The job was taken. “Let me come down and talk to you anyway,” Jacqueline Hanlon said to Windsor County Youth Services founder Viola Wynne. It was 1996, DVDs and EBay were new, and Windsor County Youth Services (WCYS) had been providing shelter to homeless teenagers at a house on a Ludlow side street for about a year.

Back then, the teenagers the organization served were called runaways. Mostly they were kids who had pushed back too hard against adult authority. They were staying out too late, not going to school, and either running away from their parents’ rules or getting kicked out of their homes for not following them.

Hanlon drove to Ludlow from Rutland. She had returned to Castleton State College in her 30s to become a social worker after raising her family. After a decade at her first job, though, she was doing too much paperwork and too little helping people face-to-face. She was ready to sign up for missionary work in Africa when something stopped her.

One of her daughters had a baby, and she didn’t want to be “grandma in Africa.” It was then that she saw the help-wanted ad for Mountainside House, WCYS’s teen shelter in Ludlow.

It’s hard to say who was the winner in that conversation between Hanlon and Wynne. Hanlon volunteered to be the second adult sleeping in an attic bedroom to watch over the shelter’s eight residents overnight. She did not get paid. A job at Stratton’s daycare let her to make ends meet.

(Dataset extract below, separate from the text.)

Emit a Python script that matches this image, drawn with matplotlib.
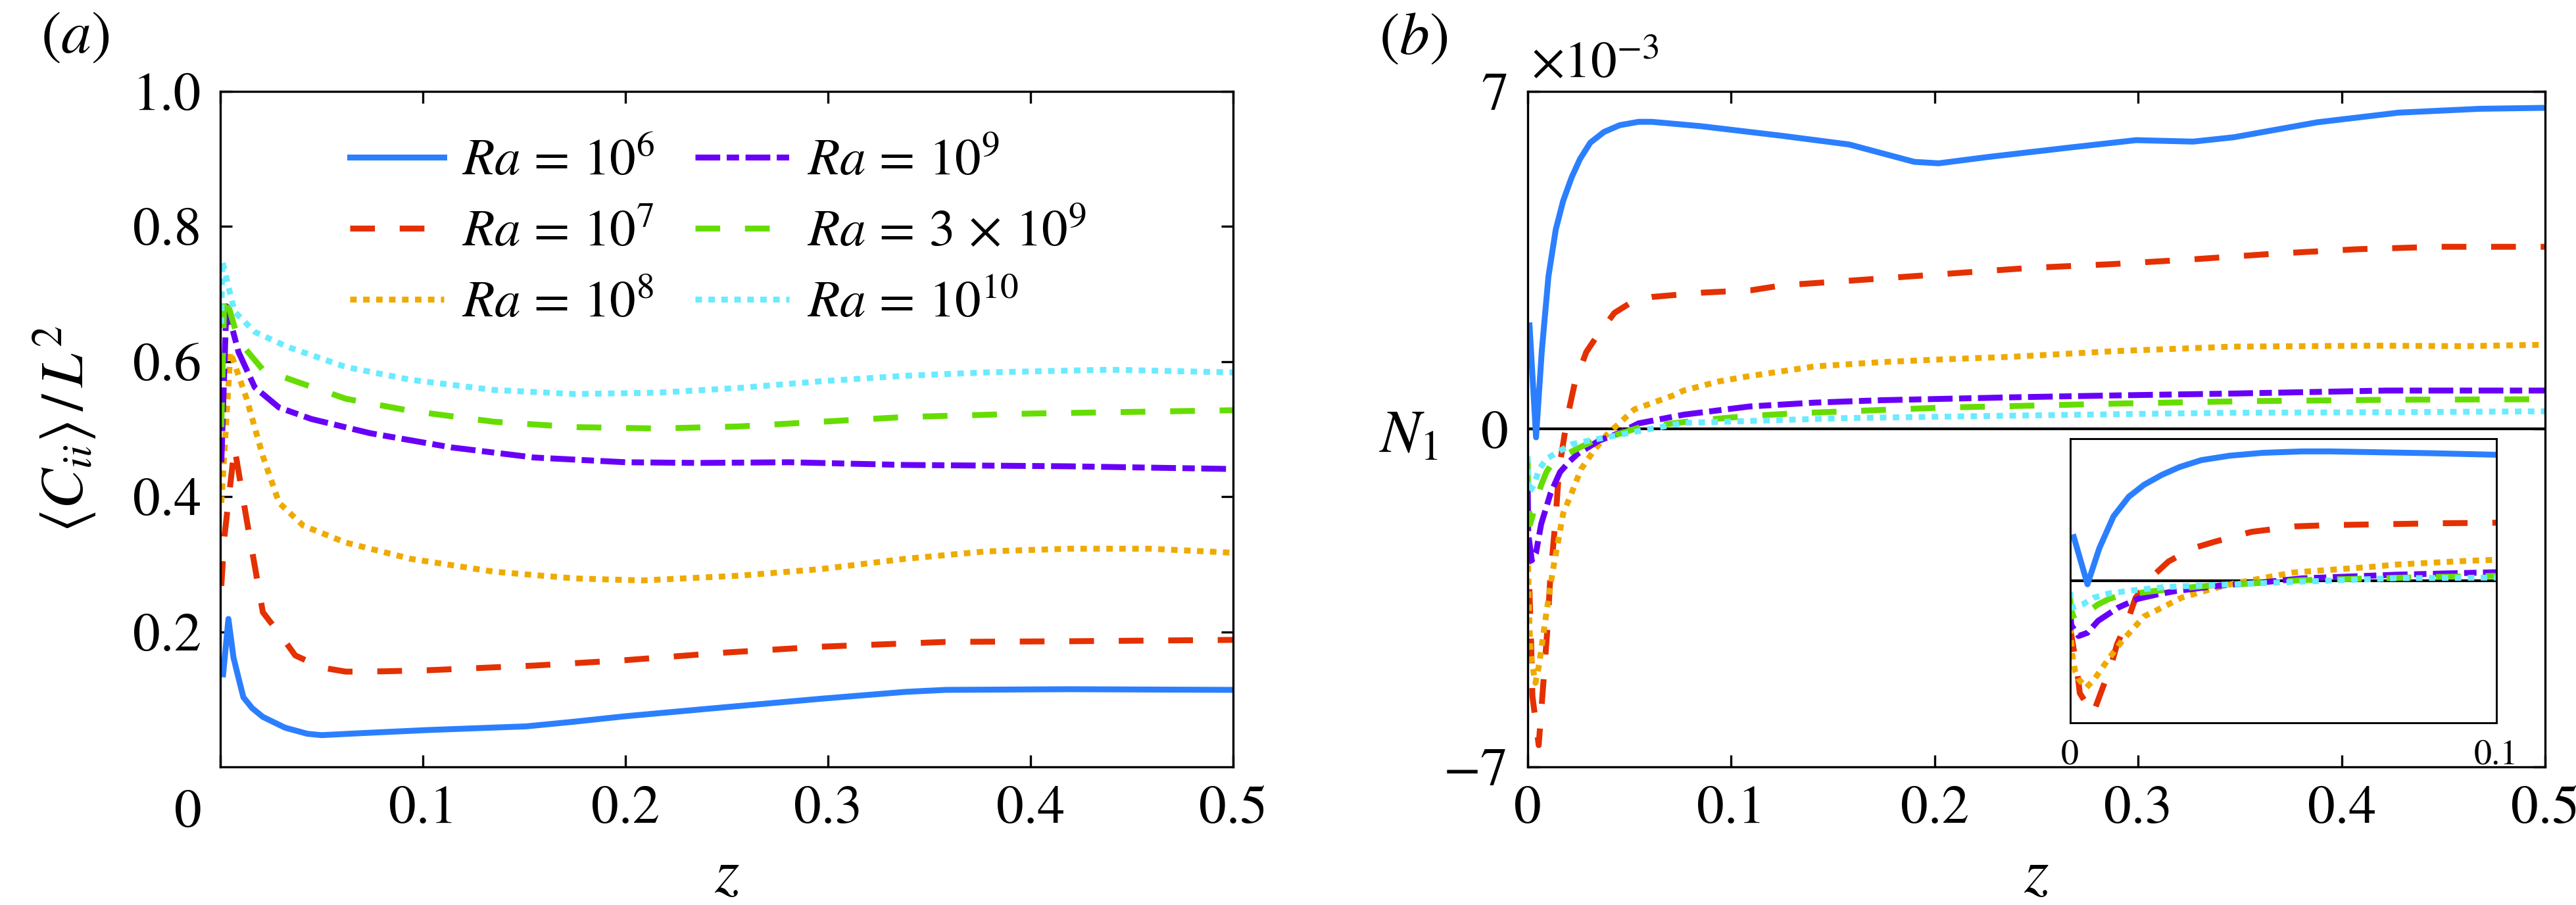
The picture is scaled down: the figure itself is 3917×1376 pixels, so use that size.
import numpy as np
import matplotlib
matplotlib.use("Agg")
import matplotlib.pyplot as plt

plt.rcParams['font.family'] = 'serif'
plt.rcParams['font.serif'] = ['STIXGeneral', 'Liberation Serif', 'DejaVu Serif']
plt.rcParams['mathtext.fontset'] = 'stix'

# ---- data ----
labels = [r'$Ra\,=\,10^6$', r'$Ra\,=\,10^7$', r'$Ra\,=\,10^8$',
          r'$Ra\,=\,10^9$', r'$Ra\,=\,3\,\times\,10^9$', r'$Ra\,=\,10^{10}$']
colors = ['#2B7FFF', '#E53000', '#EFAA00', '#6800F8', '#66DD00', '#6AEBFF']
styles = ['-', (0, (4.2, 4.2)), (0, (1.1, 1.1)), (0, (4.2, 1.1, 2.1, 1.1)),
          (0, (4.2, 4.2)), (0, (1.1, 1.1))]

# panel (a): <C_ii>/L^2 vs z
za_1e6 = [0.0014, 0.004, 0.0065, 0.0092, 0.0114, 0.0157, 0.021, 0.032, 0.043, 0.050, 0.070,
          0.102, 0.151, 0.175, 0.200, 0.248, 0.297, 0.338, 0.358, 0.419, 0.500]
ca_1e6 = [0.137, 0.219, 0.162, 0.129, 0.103, 0.087, 0.074, 0.058, 0.049, 0.047, 0.050,
          0.0545, 0.060, 0.067, 0.075, 0.088, 0.101, 0.111, 0.114, 0.115, 0.114]
za_1e7 = [0.0005, 0.002, 0.007, 0.013, 0.021, 0.031, 0.037, 0.050, 0.062, 0.081, 0.102,
          0.155, 0.200, 0.248, 0.297, 0.358, 0.419, 0.500]
ca_1e7 = [0.268, 0.34, 0.473, 0.366, 0.229, 0.19, 0.165, 0.147, 0.141, 0.1415, 0.143,
          0.150, 0.158, 0.169, 0.178, 0.185, 0.186, 0.188]
za_1e8 = [0.0005, 0.005, 0.013, 0.021, 0.029, 0.041, 0.062, 0.094, 0.135, 0.175, 0.208,
          0.256, 0.297, 0.338, 0.378, 0.419, 0.459, 0.500]
ca_1e8 = [0.391, 0.614, 0.545, 0.460, 0.391, 0.357, 0.332, 0.308, 0.289, 0.279, 0.276,
          0.283, 0.293, 0.308, 0.319, 0.323, 0.323, 0.317]
za_1e9 = [0.0005, 0.003, 0.009, 0.017, 0.029, 0.045, 0.074, 0.114, 0.155, 0.200, 0.236,
          0.281, 0.338, 0.419, 0.500]
ca_1e9 = [0.451, 0.682, 0.614, 0.562, 0.532, 0.515, 0.494, 0.473, 0.458, 0.451, 0.450,
          0.451, 0.447, 0.445, 0.441]
za_3e9 = [0.0005, 0.002, 0.009, 0.021, 0.037, 0.062, 0.094, 0.135, 0.175, 0.216, 0.256,
          0.297, 0.338, 0.399, 0.500]
ca_3e9 = [0.503, 0.703, 0.631, 0.588, 0.571, 0.545, 0.527, 0.511, 0.503, 0.501, 0.504,
          0.511, 0.518, 0.523, 0.528]
za_1e10 = [0.0005, 0.001, 0.007, 0.017, 0.033, 0.062, 0.094, 0.135, 0.175, 0.216, 0.256,
           0.297, 0.338, 0.378, 0.439, 0.500]
ca_1e10 = [0.656, 0.749, 0.674, 0.644, 0.622, 0.592, 0.573, 0.558, 0.552, 0.554, 0.561,
           0.571, 0.579, 0.584, 0.588, 0.584]

# panel (b): N_1 (x 1e-3) vs z
zb_1e6 = [0.0009, 0.0041, 0.0069, 0.0102, 0.0138, 0.0174, 0.0216, 0.0257, 0.0308, 0.0375,
          0.0452, 0.0545, 0.061, 0.085, 0.125, 0.158, 0.174, 0.190, 0.202, 0.226, 0.267,
          0.299, 0.327, 0.347, 0.388, 0.428, 0.468, 0.500]
nb_1e6 = [2.15, -0.17, 1.61, 3.17, 4.14, 4.73, 5.22, 5.60, 5.94, 6.16,
          6.30, 6.37, 6.37, 6.28, 6.08, 5.90, 5.72, 5.54, 5.51, 5.64, 5.84,
          5.99, 5.96, 6.05, 6.36, 6.56, 6.64, 6.66]
zb_1e7 = [0.0, 0.0007, 0.0017, 0.0023, 0.0054, 0.0074, 0.0097, 0.011, 0.0138, 0.0154,
          0.0195, 0.0231, 0.0288, 0.0339, 0.0426, 0.0529, 0.061, 0.086, 0.11, 0.125,
          0.166, 0.206, 0.246, 0.287, 0.327, 0.368, 0.408, 0.448, 0.500]
nb_1e7 = [-2.29, -3.15, -4.45, -5.53, -6.55, -5.42, -4.13, -3.15, -1.80, -0.83,
          0.25, 0.95, 1.60, 1.92, 2.41, 2.68, 2.74, 2.83, 2.88, 2.98,
          3.10, 3.22, 3.34, 3.42, 3.52, 3.64, 3.73, 3.78, 3.78]
zb_1e8 = [0.0, 0.0005, 0.0012, 0.002, 0.0038, 0.0056, 0.0092, 0.0123, 0.0149, 0.0174,
          0.0216, 0.0262, 0.0324, 0.0385, 0.0442, 0.0524, 0.0584, 0.071, 0.0766, 0.094,
          0.109, 0.141, 0.174, 0.206, 0.238, 0.29, 0.346, 0.417, 0.46, 0.500]
nb_1e8 = [-2.29, -3.59, -4.45, -4.83, -5.26, -4.88, -3.80, -2.94, -2.34, -1.75,
          -1.32, -0.83, -0.45, -0.13, 0.09, 0.41, 0.50, 0.69, 0.80, 0.99,
          1.10, 1.30, 1.39, 1.45, 1.50, 1.62, 1.71, 1.73, 1.72, 1.75]
zb_1e9 = [0.0, 0.0003, 0.002, 0.0041, 0.0066, 0.0113, 0.0159, 0.0205, 0.0246, 0.035,
          0.045, 0.0545, 0.0766, 0.109, 0.141, 0.174, 0.206, 0.238, 0.29, 0.349, 0.422, 0.500]
nb_1e9 = [-1.21, -2.18, -2.72, -2.56, -1.97, -1.32, -0.89, -0.67, -0.51, -0.24,
          -0.08, 0.12, 0.30, 0.47, 0.55, 0.60, 0.63, 0.66, 0.70, 0.74, 0.80, 0.80]
zb_3e9 = [0.0, 0.0002, 0.0012, 0.0066, 0.0092, 0.0118, 0.0195, 0.0246, 0.0324, 0.0426,
          0.0545, 0.083, 0.108, 0.132, 0.157, 0.181, 0.206, 0.230, 0.29, 0.353, 0.427, 0.500]
nb_3e9 = [-0.67, -1.4, -1.97, -1.16, -0.89, -0.72, -0.51, -0.40, -0.24, -0.13,
          0.03, 0.18, 0.27, 0.33, 0.37, 0.41, 0.45, 0.47, 0.53, 0.58, 0.61, 0.62]
zb_1e10 = [0.0, 0.0005, 0.003, 0.0056, 0.0092, 0.0144, 0.022, 0.0298, 0.040, 0.0545,
           0.0766, 0.109, 0.157, 0.206, 0.238, 0.29, 0.346, 0.42, 0.500]
nb_1e10 = [-0.56, -1.32, -1.16, -0.83, -0.62, -0.48, -0.31, -0.24, -0.16, -0.04,
           0.13, 0.17, 0.23, 0.26, 0.28, 0.31, 0.34, 0.35, 0.37]

za = [za_1e6, za_1e7, za_1e8, za_1e9, za_3e9, za_1e10]
ca = [ca_1e6, ca_1e7, ca_1e8, ca_1e9, ca_3e9, ca_1e10]
zb = [zb_1e6, zb_1e7, zb_1e8, zb_1e9, zb_3e9, zb_1e10]
nb = [nb_1e6, nb_1e7, nb_1e8, nb_1e9, nb_3e9, nb_1e10]

W, H = 3917, 1376
fig = plt.figure(figsize=(W / 300, H / 300), dpi=300)
ax1 = fig.add_axes([335 / W, 1 - 1166 / H, 1540 / W, 1027 / H])
ax2 = fig.add_axes([2323 / W, 1 - 1166 / H, 1547 / W, 1027 / H])

lw = 2.15
tick_fs = 20

for a in (ax1, ax2):
    for s in a.spines.values():
        s.set_linewidth(0.8)
    a.tick_params(direction='in', top=True, right=True, length=4.3, width=0.8,
                  labelsize=tick_fs, pad=7)

# ---- panel (a) ----
handles = []
for i in range(6):
    h, = ax1.plot(za[i], ca[i], color=colors[i], ls=styles[i], lw=lw)
    handles.append(h)
ax1.set_xlim(0, 0.5)
ax1.set_ylim(0, 1.0)
ax1.set_xticks([0, 0.1, 0.2, 0.3, 0.4, 0.5])
ax1.set_xticklabels(['', '0.1', '0.2', '0.3', '0.4', '0.5'])
ax1.set_yticks([0.2, 0.4, 0.6, 0.8, 1.0])
ax1.set_yticklabels(['0.2', '0.4', '0.6', '0.8', '1.0'])
ax1.text(-0.032, -0.0335, '0', transform=ax1.transAxes, ha='center', va='top',
         fontsize=tick_fs)
ax1.set_xlabel(r'$z$', fontsize=23, va='baseline')
ax1.xaxis.set_label_coords(0.5, -0.185)
ax1.set_ylabel(r'$\langle C_{ii} \rangle \, / \, L^2$', fontsize=22, va='center')
ax1.yaxis.set_label_coords(-0.153, 0.5)

leg_kw = dict(loc='upper left', frameon=False, fontsize=19, handlelength=1.8,
              handletextpad=0.35, labelspacing=0.45, borderpad=0, borderaxespad=0)
leg1 = ax1.legend(handles[:3], labels[:3], bbox_to_anchor=(0.128, 0.93), **leg_kw)
ax1.add_artist(leg1)
ax1.legend(handles[3:], labels[3:], bbox_to_anchor=(0.469, 0.93), **leg_kw)

# ---- panel (b) ----
ax2.axhline(0, color='k', lw=1.0, zorder=1)
for i in range(6):
    ax2.plot(zb[i], nb[i], color=colors[i], ls=styles[i], lw=lw, zorder=2)
ax2.set_xlim(0, 0.5)
ax2.set_ylim(-7, 7)
ax2.set_xticks([0, 0.1, 0.2, 0.3, 0.4, 0.5])
ax2.set_xticklabels(['0', '0.1', '0.2', '0.3', '0.4', '0.5'])
ax2.set_yticks([-7, 0, 7])
ax2.set_yticklabels(['\u22127', '0', '7'])
ax2.set_xlabel(r'$z$', fontsize=23, va='baseline')
ax2.xaxis.set_label_coords(0.5, -0.185)
ax2.text(-0.146, 0.467, r'$N_1$', transform=ax2.transAxes, ha='left', va='baseline',
         fontsize=22)
ax2.text(0.003, 1.0204, r'$\times 10^{-3}$', transform=ax2.transAxes, ha='left',
         va='baseline', fontsize=19)

# inset: zoom on the near-wall region
axin = ax2.inset_axes([0.533, 0.065, 0.419, 0.421])
axin.axhline(0, color='k', lw=1.0, zorder=1)
for i in range(6):
    axin.plot(zb[i], nb[i], color=colors[i], ls=styles[i], lw=lw, zorder=2)
axin.set_xlim(0, 0.1)
axin.set_ylim(-7, 7)
axin.set_xticks([0, 0.1])
axin.set_xticklabels(['0', '0.1'])
axin.set_yticks([])
axin.tick_params(length=0, labelsize=13, pad=6)
for s in axin.spines.values():
    s.set_linewidth(0.7)

fig.text(62 / W, 1 - 18 / H, r'$(a)$', ha='left', va='top', fontsize=22)
fig.text(2097 / W, 1 - 20 / H, r'$(b)$', ha='left', va='top', fontsize=22)

fig.savefig('out.png', dpi=300)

But she loved her work at Mountainside House. “Grassroots work,” she calls it. She got her hands dirty. She helped things grow. When a staff job became open, she got it.

Back then, the goal was to reunite a teen with her or his parents. On the day that happened, the family would meet in the Mountainside House’s living room to sign a contract. The teen would agree to be a little more obedient and the parents would agree to be a little less strict.

The program doesn’t see teenagers like that anymore.

The attic room where Hanlon once slept is now part of a transitional living apartment for young men between the ages 16 and 22. (State law says homeless teenagers over 16 must learn to live on their own.) The girls’ residence is now down the highway in Proctorsville, with its own transitional living apartment. Between the two buildings, the organization houses up to 12 teens and typically has five staff members on duty.

It’s the only shelter dedicated to teens in the state.

About 120 teenagers find shelter with WCYS each year, Hanlon says. Statewide, the number of teens seeking shelter has remained steady at 850 to 1,000 for the last five years, says Calvin Smith, director of the Montpelier-based Vermont Coalition of Runaway and Homeless Youth Programs. Most of those are sheltered temporarily in host homes, he says. Of course, no one knows the number of homeless teenagers who never come into the system.

And teens will avoid the system whenever they can, Hanlon says. At Mountainside House, there are chores, a shower and laundry schedule, and lights out at 10 PM. There’s no drinking, no drugs and no smoking.

These rules mean that teens do not come to the shelter until they have used up every other possibility. They have slept on their friends’ couches until their friends’ parents have had enough. They have spent summers in campgrounds.

These days, though, teens have one more, potentially devastating, option, Hanlon says: the state’s drug culture.

The drug culture these homeless teens are embraced by is far harsher than the Volkswagen bus piled with Grateful Dead heads or even the safety-pin pierced punk rocker selling pot behind the middle school of decades past.

What’s strikingly different today, Hanlon says, is the involvement of adults and the life-long addictions. One family may have two generations of addicts or dealers. The children of addicts grow up traumatized. Teenagers on the street find a ready market for what they have to offer. Boys end up as dealers, Hanlon says. Girls prostitute themselves for drugs.

Today, when a teen is ready to leave Mountainside House, a meeting takes place in the house director’s sunny office. It involves assessments, referrals and plans for continued support services for the parents as well as the teen. Sometimes, Hanlon says, the family can’t be reunited. That’s not necessarily a failure.

She recalls the comforting success story of a girl who went from the shelter to job training and college, but never lived with her family again. It was a triumph when she spent Thanksgiving with them.

The kids who haunt Hanlon are the ones who never get another chance. They are sentenced to prison, die in car accidents, or take their own lives.

Today, Hanlon is the executive director of WCYS, where she has worked for 19 years. She’s the one who gets the phone calls from people with a mission to make a difference in the lives of teenagers.

“It takes a special personality,” Hanlon says. “You have to love teenagers, and I do. Every kid who comes here has a story that is really sad or they wouldn’t be here. You have to be able to let it go.”

Hanlon has let go of over 2,000 kids who have found shelter with WCYS since she spent her first night in that attic bedroom. And it’s still hard to say who was the bigger winner.